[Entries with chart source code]
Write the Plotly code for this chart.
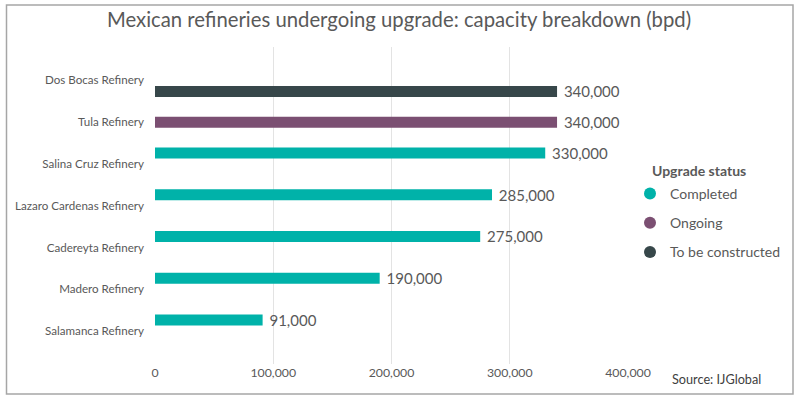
import plotly.graph_objects as go

refineries = ["Dos Bocas Refinery", "Tula Refinery", "Salina Cruz Refinery",
              "Lazaro Cardenas Refinery", "Cadereyta Refinery", "Madero Refinery",
              "Salamanca Refinery"]
capacity = [340000, 340000, 330000, 285000, 275000, 190000, 91000]
status = ["To be constructed", "Ongoing", "Completed", "Completed",
          "Completed", "Completed", "Completed"]
status_order = ["Completed", "Ongoing", "To be constructed"]
status_colors = {"Completed": "#00B2A9", "Ongoing": "#7B4F72", "To be constructed": "#37474A"}
x_ticks = [0, 100000, 200000, 300000, 400000]
x_tick_labels = ["0", "100,000", "200,000", "300,000", "400,000"]
legend_title = "Upgrade status"

FONT = "Lato"
GRAY = "#595959"

fig = go.Figure()
for s in status_order:
    xs = [c if st == s else None for c, st in zip(capacity, status)]
    fig.add_trace(go.Bar(
        y=refineries, x=xs, orientation="h", name=s,
        marker=dict(color=status_colors[s], line=dict(width=0)),
        texttemplate="\u00a0%{x:,}", textposition="outside", constraintext="none",
        textfont=dict(size=15, color=GRAY, family=FONT),
        cliponaxis=False, showlegend=False, hoverinfo="skip"))
for s in status_order:
    fig.add_trace(go.Scatter(
        x=[None], y=[None], mode="markers", name=s, legendgroup=s,
        marker=dict(symbol="circle", size=12, color=status_colors[s]),
        showlegend=True))

# plot area pixels: x 155..628, y 47..364
pw, ph = 628 - 155, 364 - 47
fig.update_layout(
    width=798, height=399,
    margin=dict(l=155, r=798 - 628, t=47, b=399 - 364, autoexpand=False),
    paper_bgcolor="white", plot_bgcolor="white",
    barmode="group", bargap=0.21, bargroupgap=0.0,
    font=dict(family=FONT, color=GRAY),
    title=dict(text="Mexican refineries undergoing upgrade: capacity breakdown (bpd)",
               x=0.5, xanchor="center", y=0.95, yanchor="middle",
               font=dict(size=20.3, color=GRAY, family=FONT)),
    xaxis=dict(range=[0, 400000], tickvals=x_ticks, ticktext=x_tick_labels,
               showgrid=True, gridcolor="#E3E3E3", gridwidth=1, automargin=False,
               zeroline=False, showline=False, ticks="",
               tickfont=dict(size=12.3, color=GRAY, family=FONT)),
    yaxis=dict(type="category", categoryorder="array", categoryarray=refineries,
               range=[6.79, -0.80], showgrid=False, zeroline=False, ticks="",
               automargin=False, ticklabelstandoff=10,
               tickfont=dict(size=11.6, color=GRAY, family=FONT)),
    legend=dict(x=(630 - 155) / pw, xanchor="left", y=(364 - 178) / ph, yanchor="top",
                font=dict(size=14, color=GRAY, family=FONT), traceorder="grouped",
                itemsizing="constant", tracegroupgap=8, bgcolor="rgba(0,0,0,0)"),
    shapes=[dict(type="rect", xref="paper", yref="paper",
                 x0=(6.5 - 155) / pw, x1=(793 - 155) / pw,
                 y0=(364 - 394) / ph, y1=(364 - 5) / ph,
                 line=dict(color="#A6A6A6", width=1.5), fillcolor="rgba(0,0,0,0)",
                 layer="below")],
    annotations=[
        dict(text="Source: IJGlobal", xref="paper", yref="paper",
             x=(763 - 155) / pw, xanchor="right",
             y=(364 - 379) / ph, yanchor="middle", showarrow=False,
             font=dict(size=12.7, color="#404040", family=FONT)),
        dict(text="<b>" + legend_title + "</b>", xref="paper", yref="paper",
             x=(650 - 155) / pw, xanchor="left",
             y=(364 - 170) / ph, yanchor="middle", showarrow=False,
             font=dict(size=14, color=GRAY, family=FONT)),
    ],
)
fig.write_html("out.html", config={"displayModeBar": False},
               post_script="document.body.style.margin='0';document.body.style.padding='0';")
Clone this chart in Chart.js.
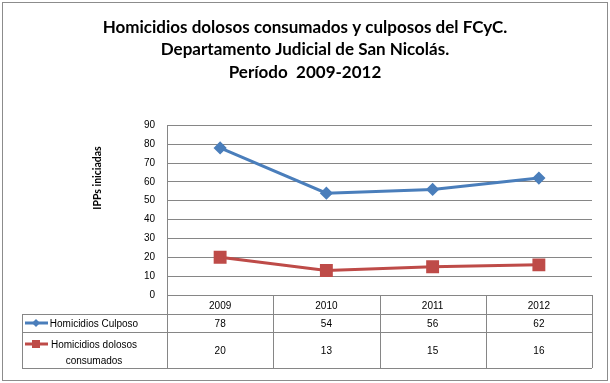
<!DOCTYPE html>
<html>
<head>
<meta charset="utf-8">
<script src="https://cdn.jsdelivr.net/npm/chart.js@4/dist/chart.umd.min.js"></script>
<style>
  html, body { margin: 0; padding: 0; background: #fff; }
  #wrap { position: relative; width: 610px; height: 383px; }
</style>
</head>
<body>
<div id="wrap"><canvas id="c" width="610" height="383"></canvas></div>
<script>
const years = ['2009', '2010', '2011', '2012'];
const culposo = [78, 54, 56, 62];
const dolosos = [20, 13, 15, 16];
const seriesNames = ['Homicidios Culposo', ['Homicidios dolosos', 'consumados']];
const titleLines = ['Homicidios dolosos consumados y culposos del FCyC.', 'Departamento Judicial de San Nicolás.', 'Período  2009-2012'];
const yTitle = 'IPPs iniciadas';

const BLUE = '#4A7EBB';
const RED = '#BE4B48';
const GRID = '#868686';
const FONT = 'Liberation Sans, Arial, sans-serif';

const tablePlugin = {
  id: 'dataTable',
  afterDraw(chart) {
    const ctx = chart.ctx;
    const ca = chart.chartArea;
    const x = chart.scales.x;
    const left = 22;
    const rowTops = [ca.bottom, ca.bottom + 19, ca.bottom + 37, ca.bottom + 73];
    ctx.save();
    // outer border
    ctx.strokeStyle = '#8c8c8c';
    ctx.lineWidth = 1;
    ctx.strokeRect(2.5, 2.5, 605, 378);

    ctx.strokeStyle = GRID;
    ctx.beginPath();
    for (let i = 1; i < rowTops.length; i++) {
      const y = Math.round(rowTops[i]) + 0.5;
      ctx.moveTo(left, y); ctx.lineTo(ca.right, y);
    }
    const n = years.length;
    const step = (ca.right - ca.left) / n;
    for (let i = 0; i <= n; i++) {
      const xx = Math.round(ca.left + i * step) + 0.5;
      ctx.moveTo(xx, ca.bottom); ctx.lineTo(xx, rowTops[3]);
    }
    const lx = left + 0.5;
    ctx.moveTo(lx, rowTops[1]); ctx.lineTo(lx, rowTops[3]);
    ctx.stroke();

    ctx.fillStyle = '#000';
    ctx.font = '10px ' + FONT;
    ctx.textAlign = 'center';
    ctx.textBaseline = 'middle';
    const rowCenters = [(rowTops[1] + rowTops[2]) / 2, (rowTops[2] + rowTops[3]) / 2];
    [culposo, dolosos].forEach((arr, r) => {
      arr.forEach((v, i) => {
        ctx.fillText(String(v), x.getPixelForValue(i), rowCenters[r] + 1);
      });
    });

    const textX = 94;
    const keys = [
      { color: BLUE, shape: 'diamond', y: rowCenters[0] },
      { color: RED, shape: 'square', y: rowTops[2] + 12 }
    ];
    keys.forEach((k, r) => {
      ctx.strokeStyle = k.color;
      ctx.lineWidth = 3;
      ctx.beginPath();
      ctx.moveTo(25, k.y); ctx.lineTo(48, k.y);
      ctx.stroke();
      ctx.fillStyle = k.color;
      ctx.beginPath();
      if (k.shape === 'diamond') {
        ctx.moveTo(36, k.y - 4); ctx.lineTo(40, k.y); ctx.lineTo(36, k.y + 4); ctx.lineTo(32, k.y);
        ctx.closePath();
      } else {
        ctx.rect(32, k.y - 4, 8, 8);
      }
      ctx.fill();
      ctx.fillStyle = '#000';
      const name = seriesNames[r];
      if (Array.isArray(name)) {
        name.forEach((ln, j) => ctx.fillText(ln, textX, k.y + 1 + j * 16));
      } else {
        ctx.fillText(name, textX, k.y + 1);
      }
    });

    ctx.translate(98, 178);
    ctx.rotate(-Math.PI / 2);
    ctx.font = 'bold 10.5px Lato, sans-serif';
    ctx.fillStyle = '#000';
    ctx.fillText(yTitle, 0, 0);
    ctx.restore();
  }
};

new Chart(document.getElementById('c'), {
  type: 'line',
  data: {
    labels: years,
    datasets: [
      {
        label: 'Homicidios Culposo',
        data: culposo,
        borderColor: BLUE,
        backgroundColor: BLUE,
        borderWidth: 3,
        pointStyle: 'rectRot',
        pointRadius: 4.5,
        pointHoverRadius: 4.5,
        tension: 0
      },
      {
        label: 'Homicidios dolosos consumados',
        data: dolosos,
        borderColor: RED,
        backgroundColor: RED,
        borderWidth: 3,
        pointStyle: 'rect',
        pointRadius: 7,
        pointHoverRadius: 7,
        tension: 0
      }
    ]
  },
  options: {
    responsive: false,
    animation: false,
    events: [],
    layout: { padding: { left: 18, right: 18, top: 0, bottom: 15 } },
    plugins: {
      legend: { display: false },
      tooltip: { enabled: false },
      title: {
        display: true,
        text: titleLines,
        color: '#000',
        font: { family: 'Lato, Open Sans, sans-serif', size: 17, weight: 'bold', lineHeight: 1.32 },
        padding: { top: 16, bottom: 42 }
      }
    },
    scales: {
      x: {
        type: 'category',
        offset: true,
        grid: { display: false, drawTicks: false },
        border: { display: false },
        ticks: { color: '#000', font: { family: FONT, size: 10 }, padding: 5, maxRotation: 0 },
        afterFit(s) { s.height = 73; }
      },
      y: {
        min: 0,
        max: 90,
        ticks: { stepSize: 10, color: '#000', font: { family: FONT, size: 10 }, padding: 12 },
        grid: { color: GRID, drawTicks: false },
        border: { display: true, color: GRID },
        afterFit(s) { s.width = 149; }
      }
    }
  },
  plugins: [tablePlugin]
});
</script>
</body>
</html>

_GOAL_.
Give back exactly the lines from the first line of the data through the line with "import plotly.graph_objects as go", pictures excluded.

_COMPLETE ANSWER_.
Write the Plotly code for this chart.
import plotly.graph_objects as go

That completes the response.